I think the Pope needs now to take life a little easier. He needs to slow down. His back bothers him at times, making it uncomfortable for him to sit for long periods; this explains his occasional grimaces. He wears orthopaedic shoes and sometimes walks with difficulty. We all know that part of one of his lungs is missing. “On the whole,” as John Allen remarks, “none of this is terribly out of the ordinary for a 77-year-old man, and none of it seems to be slowing Francis down.”
Well, maybe it should slow him down. I speak as someone who is only two years younger than Pope Francis; and I couldn’t possibly keep up with the pace he sets for those around him. His energy is truly amazing. All the same, we are told, those close to him think “he is simply wearing himself out”. He needs now to conserve his energy. Most Popes have quite rightly taken August off, in Castel Gandolfo. Pope Francis? He is off to Korea instead. KOREA!!

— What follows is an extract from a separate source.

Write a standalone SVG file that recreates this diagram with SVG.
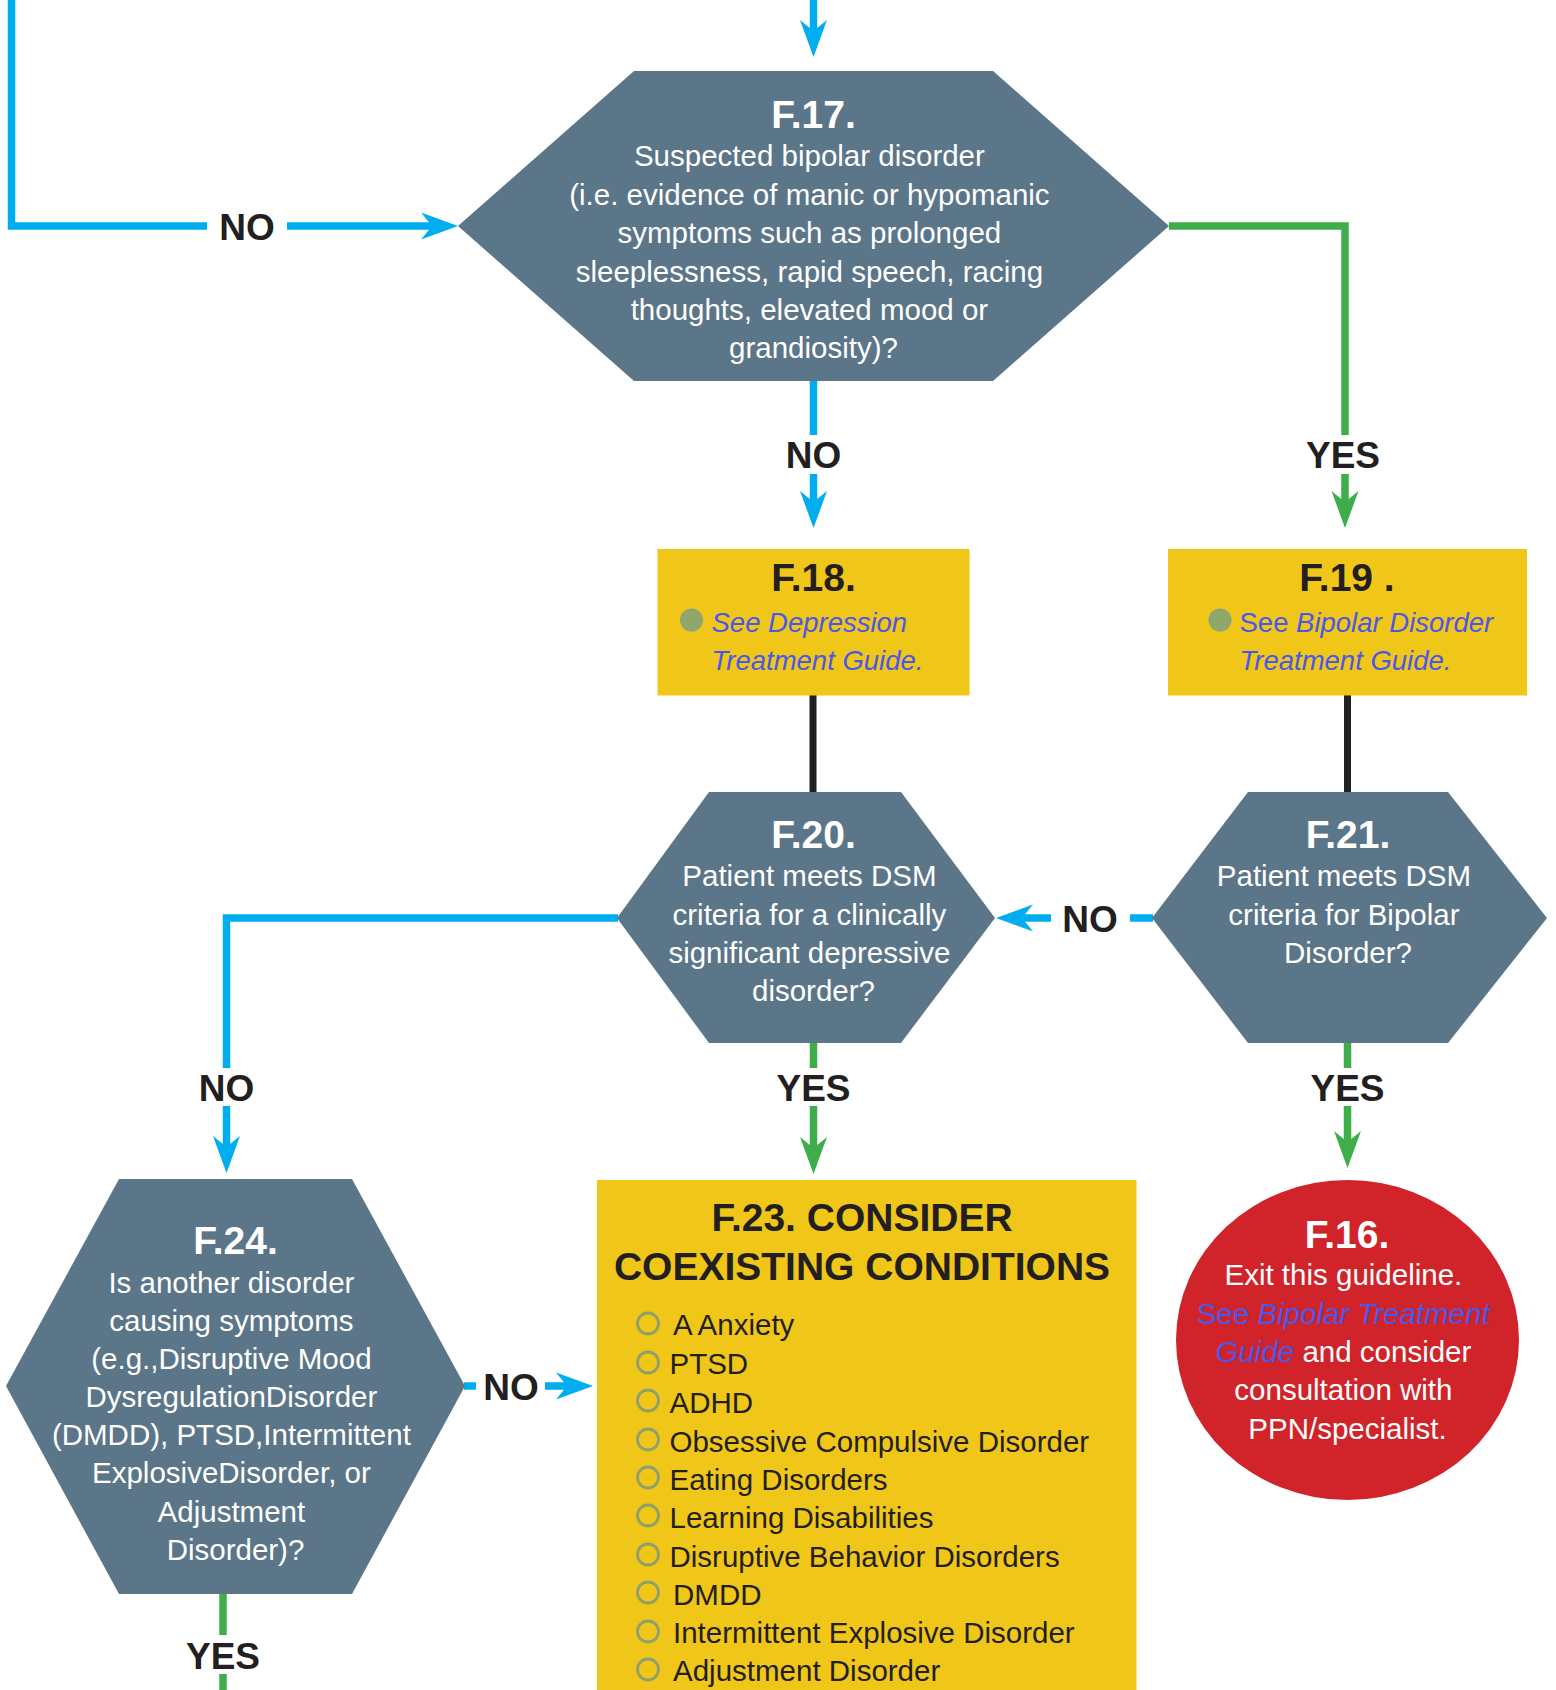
<svg xmlns="http://www.w3.org/2000/svg" width="1556" height="1690" viewBox="0 0 1556 1690">
  <style>
    .hex { fill: #5B7589; }
    .box { fill: #F0C619; }
    .exit { fill: #D1232A; }
    .ln { fill: none; stroke-width: 7.5; stroke-linejoin: miter; }
    .blue { stroke: #00AEEF; }
    .green { stroke: #3DAE49; }
    .dark { stroke: #231F20; stroke-width: 7; fill: none; }
    text { font-family: "Liberation Sans", Arial, sans-serif; }
    .ttl-w { font-weight: bold; font-size: 39px; fill: #FFFFFF; text-anchor: middle; }
    .ttl-k { font-weight: bold; font-size: 39px; fill: #231F20; text-anchor: middle; }
    .body-w { font-size: 29.5px; fill: #FFFFFF; text-anchor: middle; }
    .lbl { font-weight: bold; font-size: 37px; fill: #231F20; text-anchor: middle; }
    .link { fill: #4A58E8; }
    .it { font-style: italic; }
    .guide { font-size: 27.5px; fill: #4A58E8; }
    .item { font-size: 29.5px; fill: #231F20; }
    .ring { fill: none; stroke: #8F9F6C; stroke-width: 2.8; }
    .dot { fill: #8FA66C; }
  </style>
  <defs>
    <marker id="arrow-blue" markerUnits="userSpaceOnUse" viewBox="-12 -15 40 30" refX="4" refY="0" markerWidth="40" markerHeight="30" orient="auto">
      <path d="M26,0 L-11,-13.5 L0,0 L-11,13.5 Z" fill="#00AEEF"/>
    </marker>
    <marker id="arrow-green" markerUnits="userSpaceOnUse" viewBox="-12 -15 40 30" refX="4" refY="0" markerWidth="40" markerHeight="30" orient="auto">
      <path d="M26,0 L-11,-13.5 L0,0 L-11,13.5 Z" fill="#3DAE49"/>
    </marker>
  </defs>

  <rect width="1556" height="1690" fill="#FFFFFF"/>

  <g id="connectors">
    <!-- incoming flow from above -->
    <path class="ln blue" d="M813.5,0 V35" marker-end="url(#arrow-blue)"/>
    <!-- left loop into F.17 -->
    <path class="ln blue" d="M11.5,0 V226 H207 M287,226 H436" marker-end="url(#arrow-blue)"/>
    <text class="lbl" x="247" y="240">NO</text>
    <!-- F.17 NO -> F.18 -->
    <path class="ln blue" d="M813.5,381 V435 M813.5,474 V506" marker-end="url(#arrow-blue)"/>
    <text class="lbl" x="813.5" y="468">NO</text>
    <!-- F.17 YES -> F.19 -->
    <path class="ln green" d="M1169,226 H1345 V435 M1345,474 V506" marker-end="url(#arrow-green)"/>
    <text class="lbl" x="1343" y="468">YES</text>
    <!-- F.18 -> F.20, F.19 -> F.21 -->
    <path class="dark" d="M813,695 V793"/>
    <path class="dark" d="M1347.5,695 V793"/>
    <!-- F.21 NO -> F.20 -->
    <path class="ln blue" d="M1153,918 H1130 M1051,918 H1018" marker-end="url(#arrow-blue)"/>
    <text class="lbl" x="1090" y="932">NO</text>
    <!-- F.20 NO -> F.24 -->
    <path class="ln blue" d="M618,918 H226.5 V1068 M226.5,1106 V1151" marker-end="url(#arrow-blue)"/>
    <text class="lbl" x="226.5" y="1101">NO</text>
    <!-- F.20 YES -> F.23 -->
    <path class="ln green" d="M813.5,1043 V1068 M813.5,1106 V1152" marker-end="url(#arrow-green)"/>
    <text class="lbl" x="813.5" y="1101">YES</text>
    <!-- F.21 YES -> F.16 -->
    <path class="ln green" d="M1347.5,1043 V1068 M1347.5,1106 V1146" marker-end="url(#arrow-green)"/>
    <text class="lbl" x="1347.5" y="1101">YES</text>
    <!-- F.24 NO -> F.23 -->
    <path class="ln blue" d="M464,1386 H476 M545,1386 H571" marker-end="url(#arrow-blue)"/>
    <text class="lbl" x="511" y="1400">NO</text>
    <!-- F.24 YES continues below -->
    <path class="ln green" d="M223,1594 V1635 M223,1674 V1690"/>
    <text class="lbl" x="223" y="1669">YES</text>
  </g>

  <g id="node-f17">
    <polygon class="hex" points="634,71 993,71 1169,226 993,381 634,381 458,226"/>
    <text class="ttl-w" x="813.5" y="128">F.17.</text>
    <text class="body-w">
      <tspan x="813.5" y="166">Suspected bipolar disorder</tspan>
      <tspan x="813.5" y="204.5">(i.e. evidence of manic or hypomanic</tspan>
      <tspan x="813.5" y="243">symptoms such as prolonged</tspan>
      <tspan x="813.5" y="281.5">sleeplessness, rapid speech, racing</tspan>
      <tspan x="813.5" y="320">thoughts, elevated mood or</tspan>
      <tspan x="813.5" y="357.5">grandiosity)?</tspan>
    </text>
  </g>

  <g id="node-f18">
    <rect class="box" x="657.5" y="549" width="312" height="146.5"/>
    <text class="ttl-k" x="813.5" y="591">F.18.</text>
    <circle class="dot" cx="691.5" cy="620" r="11.5"/>
    <text class="guide it" x="711.5" y="631.5">See Depression</text>
    <text class="guide it" x="711.5" y="670">Treatment Guide.</text>
  </g>

  <g id="node-f19">
    <rect class="box" x="1168" y="549" width="359" height="146.5"/>
    <text class="ttl-k" x="1347" y="591">F.19 .</text>
    <circle class="dot" cx="1220" cy="620" r="11.5"/>
    <text class="guide" x="1239.5" y="631.5">See <tspan class="it">Bipolar Disorder</tspan></text>
    <text class="guide it" x="1239.5" y="670">Treatment Guide.</text>
  </g>

  <g id="node-f20">
    <polygon class="hex" points="709,792 901,792 995,918 901,1043 709,1043 617,918"/>
    <text class="ttl-w" x="813.5" y="848">F.20.</text>
    <text class="body-w">
      <tspan x="813.5" y="886">Patient meets DSM</tspan>
      <tspan x="813.5" y="924.5">criteria for a clinically</tspan>
      <tspan x="813.5" y="962.5">significant depressive</tspan>
      <tspan x="813.5" y="1000.5">disorder?</tspan>
    </text>
  </g>

  <g id="node-f21">
    <polygon class="hex" points="1248,792 1448,792 1547,918 1448,1043 1248,1043 1152,918"/>
    <text class="ttl-w" x="1348" y="848">F.21.</text>
    <text class="body-w">
      <tspan x="1348" y="886">Patient meets DSM</tspan>
      <tspan x="1348" y="924.5">criteria for Bipolar</tspan>
      <tspan x="1348" y="962.5">Disorder?</tspan>
    </text>
  </g>

  <g id="node-f24">
    <polygon class="hex" points="119,1179 352,1179 465,1386 352,1594 119,1594 6,1386"/>
    <text class="ttl-w" x="235.5" y="1254">F.24.</text>
    <text class="body-w">
      <tspan x="235.5" y="1292.5">Is another disorder</tspan>
      <tspan x="235.5" y="1330.5">causing symptoms</tspan>
      <tspan x="235.5" y="1368.5">(e.g.,Disruptive Mood</tspan>
      <tspan x="235.5" y="1406.5">DysregulationDisorder</tspan>
      <tspan x="235.5" y="1445">(DMDD), PTSD,Intermittent</tspan>
      <tspan x="235.5" y="1483">ExplosiveDisorder, or</tspan>
      <tspan x="235.5" y="1521.5">Adjustment</tspan>
      <tspan x="235.5" y="1560">Disorder)?</tspan>
    </text>
  </g>

  <g id="node-f23">
    <rect class="box" x="597" y="1180" width="539.5" height="510"/>
    <text class="ttl-k" x="862" y="1230.5" font-size="38">F.23. CONSIDER</text>
    <text class="ttl-k" x="862" y="1280" font-size="38">COEXISTING CONDITIONS</text>
    <g id="f23-bullets">
      <circle class="ring" cx="648" cy="1323.5" r="10.5"/>
      <circle class="ring" cx="648" cy="1362.5" r="10.5"/>
      <circle class="ring" cx="648" cy="1400.5" r="10.5"/>
      <circle class="ring" cx="648" cy="1439.5" r="10.5"/>
      <circle class="ring" cx="648" cy="1477.5" r="10.5"/>
      <circle class="ring" cx="648" cy="1515.5" r="10.5"/>
      <circle class="ring" cx="648" cy="1554.5" r="10.5"/>
      <circle class="ring" cx="648" cy="1592.5" r="10.5"/>
      <circle class="ring" cx="648" cy="1631.5" r="10.5"/>
      <circle class="ring" cx="648" cy="1669.5" r="10.5"/>
    </g>
    <text class="item" x="673" y="1335">A Anxiety</text>
    <text class="item" x="669.5" y="1374">PTSD</text>
    <text class="item" x="669.5" y="1412.5">ADHD</text>
    <text class="item" x="669.5" y="1451.5">Obsessive Compulsive Disorder</text>
    <text class="item" x="669.5" y="1489.5">Eating Disorders</text>
    <text class="item" x="669.5" y="1527.5">Learning Disabilities</text>
    <text class="item" x="669.5" y="1566.5">Disruptive Behavior Disorders</text>
    <text class="item" x="673" y="1604.5">DMDD</text>
    <text class="item" x="673" y="1643">Intermittent Explosive Disorder</text>
    <text class="item" x="673" y="1681">Adjustment Disorder</text>
  </g>

  <g id="node-f16">
    <ellipse class="exit" cx="1347.5" cy="1340" rx="171.5" ry="160"/>
    <text class="ttl-w" x="1347" y="1248">F.16.</text>
    <text class="body-w" font-size="29">
      <tspan x="1347.5" y="1285">Exit this guideline.</tspan>
      <tspan x="1347.5" y="1323.5" class="link">See <tspan class="it">Bipolar Treatment</tspan></tspan>
      <tspan x="1347.5" y="1361.5"><tspan class="link it">Guide</tspan> and consider</tspan>
      <tspan x="1347.5" y="1400">consultation with</tspan>
      <tspan x="1347.5" y="1438.5">PPN/specialist.</tspan>
    </text>
  </g>
</svg>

Well, he can’t get out of that, now. But the minute he gets back, on August 18, he should go straight to Castel Gandolfo (by helicopter, not in his Ford Focus), for at least two, and preferably three, weeks. He should get up late. He should go boating on the lake; he should visit the bees, to see how they are getting along. He should have afternoon naps.
And when he gets back to the Vatican, he should adopt a slower tempo. He should delegate more. He should take the time to reflect before acting or speaking. This pontificate is a work in progress; it needs now to develop and to consolidate. It could still be one of the great papal reigns, perhaps one of the greatest of the century, second only perhaps to that of the very different Pope Benedict. What we don’t need any time soon is another conclave, before Cardinal Pell and the other reformers he has appointed have finished their work.